Task instructions ->
Find the lines of data that contain the string "chart", then list them.

####

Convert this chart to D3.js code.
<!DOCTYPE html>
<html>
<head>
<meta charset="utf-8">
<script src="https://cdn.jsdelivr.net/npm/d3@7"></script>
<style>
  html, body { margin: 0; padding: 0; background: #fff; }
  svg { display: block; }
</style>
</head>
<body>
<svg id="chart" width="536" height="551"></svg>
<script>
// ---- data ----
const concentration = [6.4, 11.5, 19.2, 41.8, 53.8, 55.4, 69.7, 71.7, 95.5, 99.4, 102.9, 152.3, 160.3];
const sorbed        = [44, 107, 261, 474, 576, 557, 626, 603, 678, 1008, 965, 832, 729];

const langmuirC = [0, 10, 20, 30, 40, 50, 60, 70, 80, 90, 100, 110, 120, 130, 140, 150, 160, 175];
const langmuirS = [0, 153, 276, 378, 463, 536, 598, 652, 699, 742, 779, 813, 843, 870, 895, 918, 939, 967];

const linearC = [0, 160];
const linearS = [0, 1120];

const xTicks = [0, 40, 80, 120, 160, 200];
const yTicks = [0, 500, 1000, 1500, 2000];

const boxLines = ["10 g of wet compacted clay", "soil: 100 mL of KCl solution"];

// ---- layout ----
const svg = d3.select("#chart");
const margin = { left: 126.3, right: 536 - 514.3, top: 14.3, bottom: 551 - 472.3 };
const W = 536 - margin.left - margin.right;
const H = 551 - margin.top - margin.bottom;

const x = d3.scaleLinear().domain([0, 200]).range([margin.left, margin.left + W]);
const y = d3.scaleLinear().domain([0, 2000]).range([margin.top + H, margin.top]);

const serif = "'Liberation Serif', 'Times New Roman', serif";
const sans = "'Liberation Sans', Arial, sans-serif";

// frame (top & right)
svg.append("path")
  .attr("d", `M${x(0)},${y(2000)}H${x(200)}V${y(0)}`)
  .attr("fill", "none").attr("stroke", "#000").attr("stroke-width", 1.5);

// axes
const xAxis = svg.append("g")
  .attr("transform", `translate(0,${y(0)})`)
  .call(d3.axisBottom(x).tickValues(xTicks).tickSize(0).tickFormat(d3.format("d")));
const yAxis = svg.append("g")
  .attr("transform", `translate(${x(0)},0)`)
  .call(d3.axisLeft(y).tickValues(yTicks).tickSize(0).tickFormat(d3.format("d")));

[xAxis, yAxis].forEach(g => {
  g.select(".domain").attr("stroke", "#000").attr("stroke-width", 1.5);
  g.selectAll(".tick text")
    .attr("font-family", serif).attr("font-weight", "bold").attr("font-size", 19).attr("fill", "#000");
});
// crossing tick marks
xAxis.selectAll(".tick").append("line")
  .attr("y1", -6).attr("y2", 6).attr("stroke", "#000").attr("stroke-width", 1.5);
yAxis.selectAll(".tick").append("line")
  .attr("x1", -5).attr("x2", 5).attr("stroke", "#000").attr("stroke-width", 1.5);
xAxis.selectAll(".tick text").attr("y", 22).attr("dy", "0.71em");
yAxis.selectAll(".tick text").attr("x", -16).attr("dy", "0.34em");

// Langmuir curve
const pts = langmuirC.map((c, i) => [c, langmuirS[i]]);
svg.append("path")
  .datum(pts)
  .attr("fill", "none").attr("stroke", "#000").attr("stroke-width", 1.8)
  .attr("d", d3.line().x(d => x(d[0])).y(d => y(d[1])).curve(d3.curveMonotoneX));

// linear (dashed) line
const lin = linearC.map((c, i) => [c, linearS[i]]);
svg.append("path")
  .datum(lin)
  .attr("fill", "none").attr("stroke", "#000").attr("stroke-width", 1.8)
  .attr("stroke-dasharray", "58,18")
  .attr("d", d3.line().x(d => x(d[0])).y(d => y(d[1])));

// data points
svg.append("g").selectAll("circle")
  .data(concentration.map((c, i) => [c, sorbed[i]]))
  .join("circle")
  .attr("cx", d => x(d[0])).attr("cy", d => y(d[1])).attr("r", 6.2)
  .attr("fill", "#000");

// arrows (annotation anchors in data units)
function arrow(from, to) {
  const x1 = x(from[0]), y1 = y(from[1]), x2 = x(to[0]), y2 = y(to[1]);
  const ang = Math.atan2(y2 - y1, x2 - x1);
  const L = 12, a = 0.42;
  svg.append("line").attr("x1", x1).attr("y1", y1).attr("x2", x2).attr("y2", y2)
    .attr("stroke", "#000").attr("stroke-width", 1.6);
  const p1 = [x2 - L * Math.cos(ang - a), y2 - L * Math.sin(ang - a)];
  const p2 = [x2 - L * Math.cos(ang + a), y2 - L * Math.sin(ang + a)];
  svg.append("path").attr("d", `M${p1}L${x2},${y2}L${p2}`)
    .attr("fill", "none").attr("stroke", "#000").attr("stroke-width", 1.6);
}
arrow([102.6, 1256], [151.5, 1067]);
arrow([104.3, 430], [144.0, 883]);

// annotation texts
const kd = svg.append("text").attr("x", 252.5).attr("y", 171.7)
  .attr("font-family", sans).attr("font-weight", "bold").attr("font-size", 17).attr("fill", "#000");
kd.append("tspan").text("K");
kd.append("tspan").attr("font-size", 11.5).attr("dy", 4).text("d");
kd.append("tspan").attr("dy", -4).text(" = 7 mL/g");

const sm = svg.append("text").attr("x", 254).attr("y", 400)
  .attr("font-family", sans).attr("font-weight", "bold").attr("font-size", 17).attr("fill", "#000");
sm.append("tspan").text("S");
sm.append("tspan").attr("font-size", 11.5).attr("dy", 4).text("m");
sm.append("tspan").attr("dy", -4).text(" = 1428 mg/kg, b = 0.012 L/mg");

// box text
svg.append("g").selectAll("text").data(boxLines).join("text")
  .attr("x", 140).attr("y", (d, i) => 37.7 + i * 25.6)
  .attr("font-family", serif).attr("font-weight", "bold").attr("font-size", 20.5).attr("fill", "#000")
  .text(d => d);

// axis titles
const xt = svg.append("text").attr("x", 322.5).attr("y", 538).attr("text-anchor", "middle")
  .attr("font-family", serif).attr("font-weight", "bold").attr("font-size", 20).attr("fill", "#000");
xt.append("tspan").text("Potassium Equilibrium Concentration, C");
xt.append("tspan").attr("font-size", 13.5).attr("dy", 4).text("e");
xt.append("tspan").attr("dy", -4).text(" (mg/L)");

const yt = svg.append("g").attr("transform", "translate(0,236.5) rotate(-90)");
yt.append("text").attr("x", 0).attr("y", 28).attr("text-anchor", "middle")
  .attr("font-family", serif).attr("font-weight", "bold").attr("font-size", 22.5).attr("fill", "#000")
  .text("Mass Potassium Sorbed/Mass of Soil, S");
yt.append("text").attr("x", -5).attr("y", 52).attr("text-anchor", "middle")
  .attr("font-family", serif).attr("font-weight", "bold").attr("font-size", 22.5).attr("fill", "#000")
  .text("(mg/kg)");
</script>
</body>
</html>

####

Output for this exercise ->
Convert this chart to D3.js code.
<svg id="chart" width="536" height="551"></svg>
const svg = d3.select("#chart");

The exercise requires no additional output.